What got your practice stared?
I had too many poor office jobs to mention and the politics drove me insane! I got back into painting on the back of self-indulgent need for escapism and a desire to express my creativity again.
Who or what have you sacrificed for your art?
I think you sacrifice a little of yourself in every painting you do. When I first started to paint I was so afraid of everyone seeing my work, it was too imposing. Yes you grow in confidence as your work develops and changes but you are still saying to everyone look this is me and sometimes when you dissect that it can really scare the hell out of you.
You currently live in Leeds - Do you show your work there often?

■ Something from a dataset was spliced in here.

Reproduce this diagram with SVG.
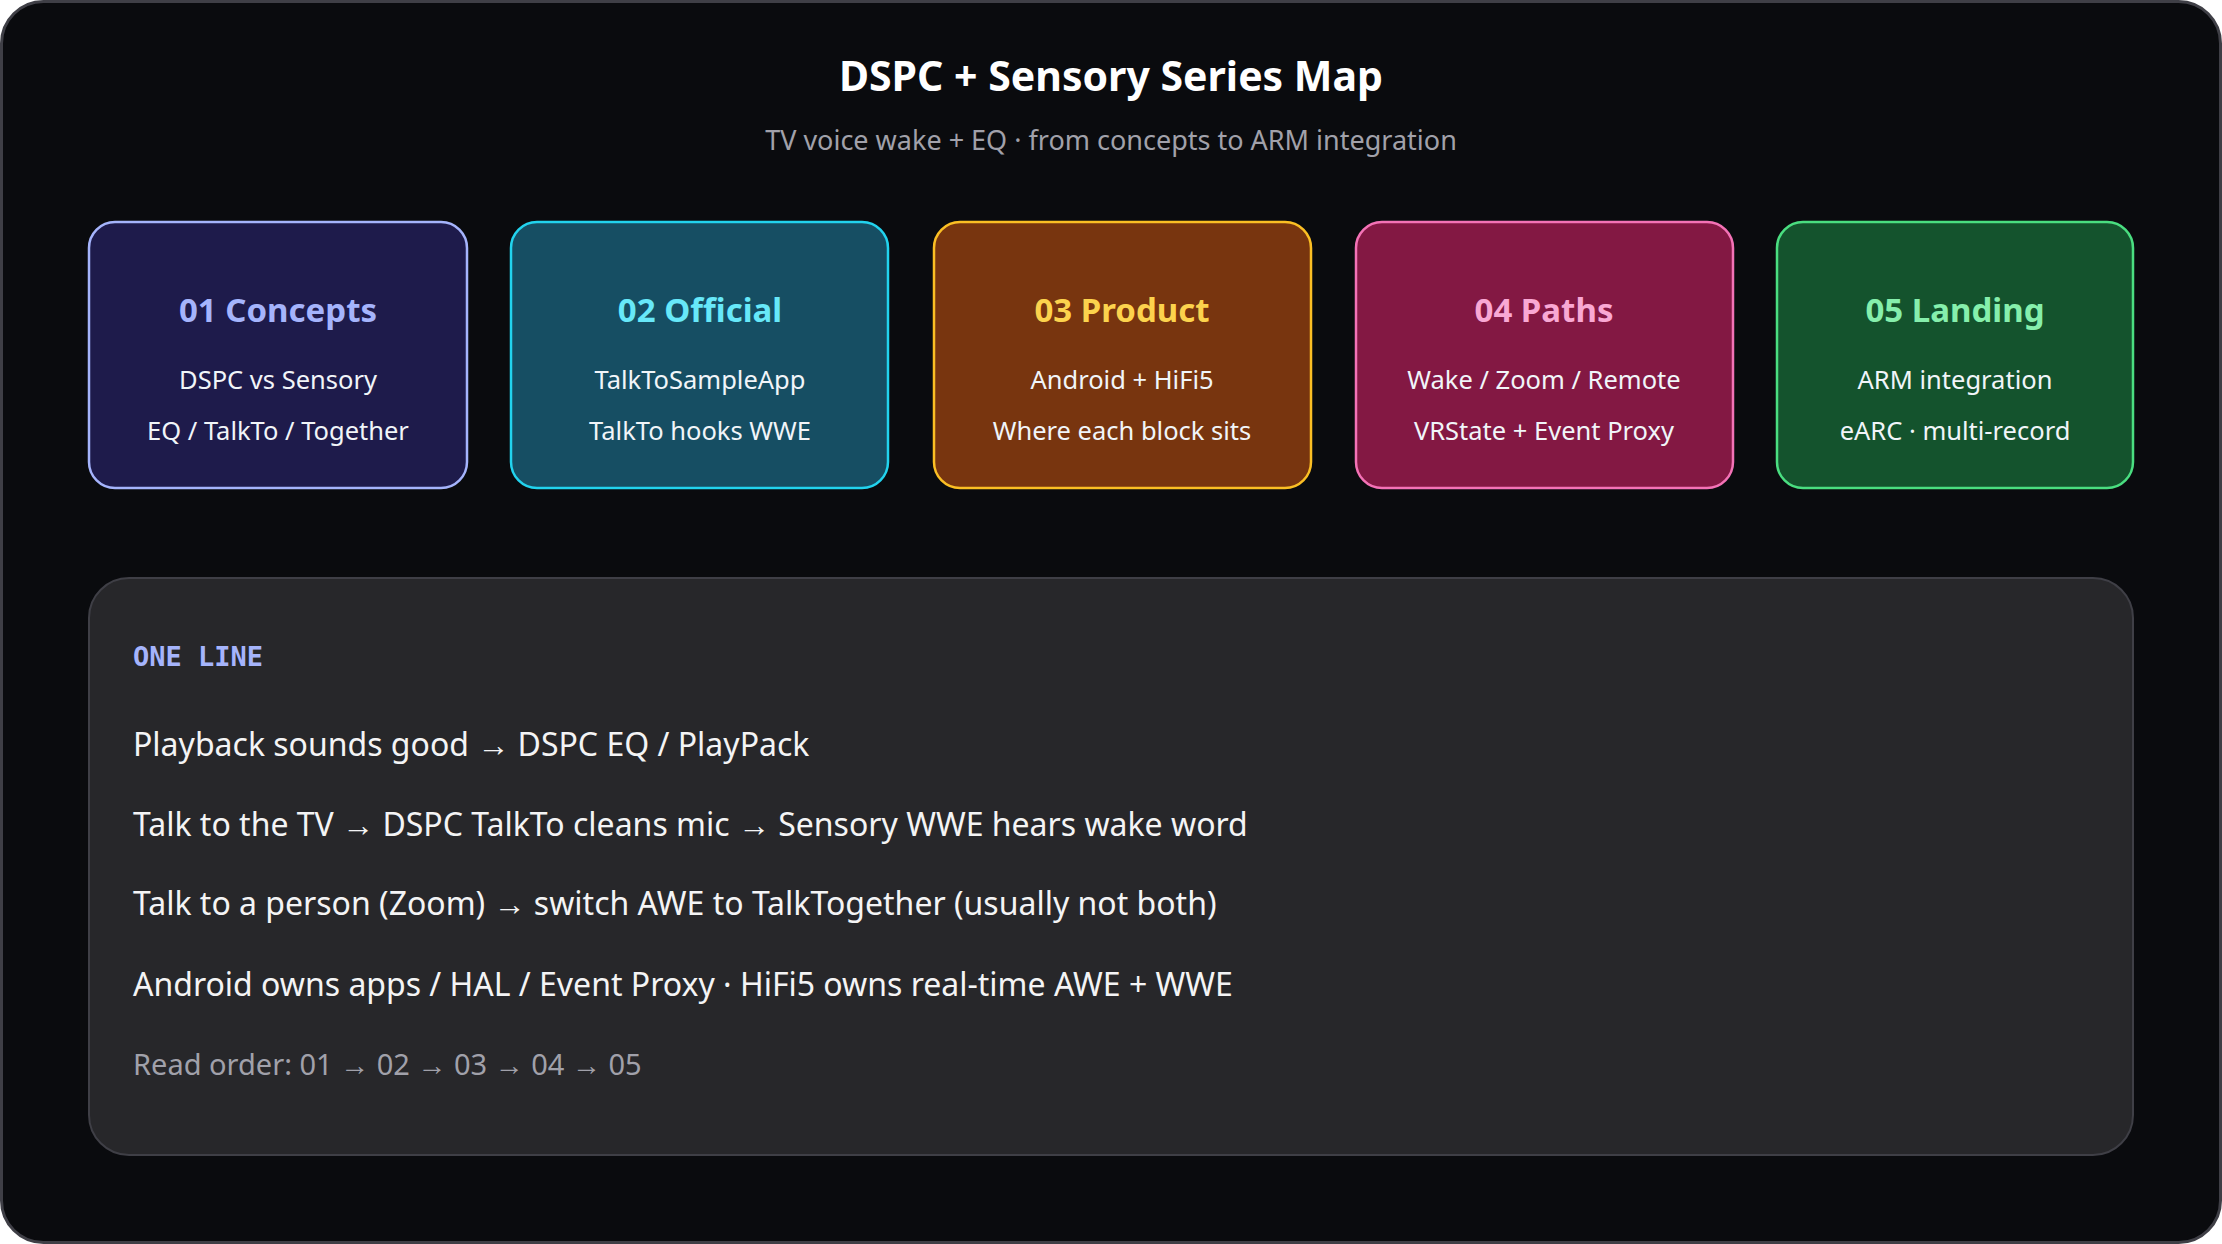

I’ve shown my work quite a bit in Leeds, when I first moved over here I began by showing my work in small art café’s and restaurants etc. Sometimes that can be quite powerful, and a good way to start as an early career artist. Have a coffee, people watch and consume some unknown artists work, why not? I then got in one or two galleries locally but I think as I was a complete unknown at that time your seemingly a little fish in a big pond. I did do well and sold out but I think in the main most of my work sells online.

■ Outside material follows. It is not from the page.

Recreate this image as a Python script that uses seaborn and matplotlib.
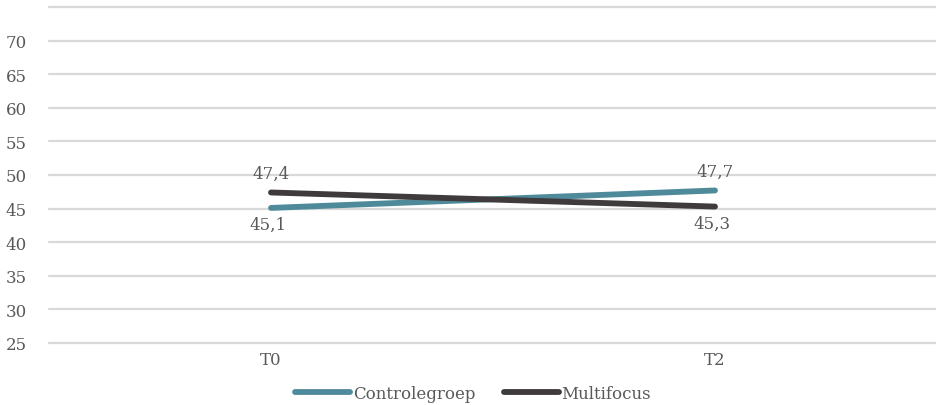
import matplotlib
matplotlib.use("Agg")
import matplotlib.pyplot as plt
import seaborn as sns
import pandas as pd

moments = ["T0", "T2"]
controlegroep = [45.1, 47.7]
multifocus = [47.4, 45.3]
series_names = ["Controlegroep", "Multifocus"]
y_ticks = [25, 30, 35, 40, 45, 50, 55, 60, 65, 70, 75]

colors = {"Controlegroep": "#4f8a9b", "Multifocus": "#3f3a3b"}
text_color = "#595959"

sns.set_theme(style="white")
plt.rcParams["font.family"] = ["DejaVu Serif"]

df = pd.DataFrame({
    "moment": moments * 2,
    "x": list(range(len(moments))) * 2,
    "waarde": controlegroep + multifocus,
    "groep": [series_names[0]] * len(moments) + [series_names[1]] * len(moments),
})

fig = plt.figure(figsize=(9.37, 4.06), dpi=100)
ax = fig.add_axes([49 / 937, 1 - 344 / 406, 1 - 49 / 937, (344 - 8) / 406])

sns.lineplot(data=df, x="x", y="waarde", hue="groep", palette=colors,
             linewidth=4.2, ax=ax, legend=False)
for line in ax.get_lines():
    line.set_solid_capstyle("round")

ax.set_xlim(-0.5, len(moments) - 0.5)
ax.set_ylim(25, 75)
ax.set_yticks(y_ticks)
ax.set_yticklabels([str(v) if v < 75 else "" for v in y_ticks])
ax.set_xticks(range(len(moments)))
ax.set_xticklabels(moments)
ax.set_xlabel("")
ax.set_ylabel("")
ax.grid(axis="y", color="#d9d9d9", linewidth=1.6)
ax.grid(axis="x", visible=False)
for gl in ax.yaxis.get_gridlines():
    gl.set_clip_on(False)
for s in ax.spines.values():
    s.set_visible(False)
ax.tick_params(axis="y", length=0, pad=16, labelsize=12, labelcolor=text_color)
ax.tick_params(axis="x", length=0, pad=6, labelsize=12, labelcolor=text_color)

def fmt(v):
    return f"{v:.1f}".replace(".", ",")

# value labels: the higher series above, the lower below
for i in range(len(moments)):
    a, b = controlegroep[i], multifocus[i]
    hi, lo = (a, b) if a > b else (b, a)
    ax.annotate(fmt(hi), (i, hi), xytext=(0, 8), textcoords="offset points",
                ha="center", va="bottom", fontsize=12, color=text_color)
    ax.annotate(fmt(lo), (i, lo), xytext=(-2, -6), textcoords="offset points",
                ha="center", va="top", fontsize=12, color=text_color)

handles = [plt.Line2D([], [], color=colors[n], linewidth=4.2, solid_capstyle="round")
           for n in series_names]
fig.legend(handles, series_names, loc="lower center", bbox_to_anchor=(0.505, -0.03),
           ncol=2, frameon=False, fontsize=12, handlelength=3.3, handletextpad=0.15,
           columnspacing=1.7, labelcolor=text_color)

fig.savefig("out.png", dpi=100)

Where do you go for inspiration when starting a new project?
I don’t purposefully seek inspiration, I think every good artist will tell you there is always inspiration around you and that can be through any medium, technology, place, film in theatre it’s just there for you to be part of. I don’t like looking at other artists work either, I always want the work to represent my thoughts an idea’s and not be swayed into a certain trend or way of working.
What's your studio like?
It is messy but it is has to be doesn’t it, it means I work hard! Are any artist’s tidy? I would find that weird but I would want to know how they do it. I have a pleasant mixture of PVA glue, an unrecognisable carpet covered in oils, paint splashed walls and I have been known to use my curtains to wipe my paint brushes on- it’s like I’m a five year old kid in there and I don’t know what’s naughty anymore.
What work of art would you most like to own?
Path Under The Rose Trellises, by the great Claude Monet. What’s not to love. Colour, movement bewildering beauty. I could sit in front of that painting with a nice glass of red and just pretend I am walking down there with the warmth of the day on my face.
Whats in store for 2013?
Italy, perhaps some exhibitions there. I’m talking to lots of clients in America now so hopefully there will be a bit more scope for opportunities there and more of a gallery presence.